En 1813, la Société d'encouragement pour l'industrie nationale salue le travail qu'il a accompli en publiant, un an auparavant, une Table des Couleurs qui présente mille trois cent cinquante teintes graduées, disposées en cercle chromatique et obtenues par le mélange et la combinaison des couleurs « primitives » ou « franches ». La Société souligne aussi la qualité d'un « portrait de Sa Majesté l'Empereur exécuté en velours, un des ouvrages les plus remarquables qui soient sortis des ateliers de ce fabriquant ; on ne sait ce que l'on doit le plus admirer dans ce portrait, ou de la parfaite ressemblance, ou de la manière ingénieuse dont les couleurs y sont mélangées. »

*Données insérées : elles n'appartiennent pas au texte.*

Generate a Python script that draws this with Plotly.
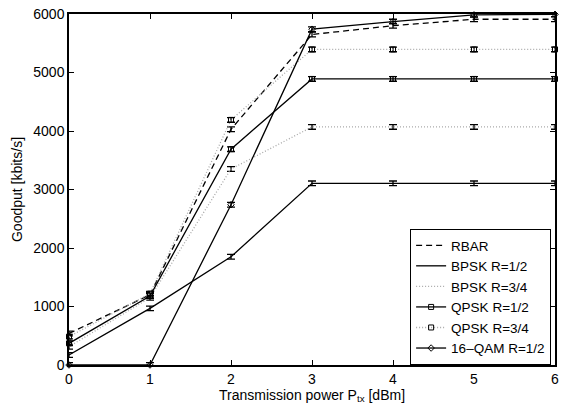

À l'Exposition des produits de l'industrie française de 1819, Gaspard Grégoire obtient une médaille d'argent pour la reproduction en velours de la nature morte de Jan Van Huysum Corbeille de fleurs sur une table de marbre, dont un exemplaire est conservé au musée des Tissus (inv. MT 1146). La Société pour l'encouragement à l'industrie nationale, le 18 avril 1821, trouve le tableau de fleurs « d'une rare perfection ». Grégoire le présente donc à nouveau à l'Exposition de 1823. Il obtient un rappel de médaille d'argent. En 1839, il publie ou réédite plusieurs ouvrages sur les couleurs. Il meurt en 1846, âgé de quatre-vingt-quinze ans. La tradition veut qu'il ait brûlé quelques jours avant de mourir tous les documents relatifs à son procédé de fabrication des velours. Aujourd'hui, le musée des Tissus possède très certainement la plus importante collection de « velours Grégoire » au monde.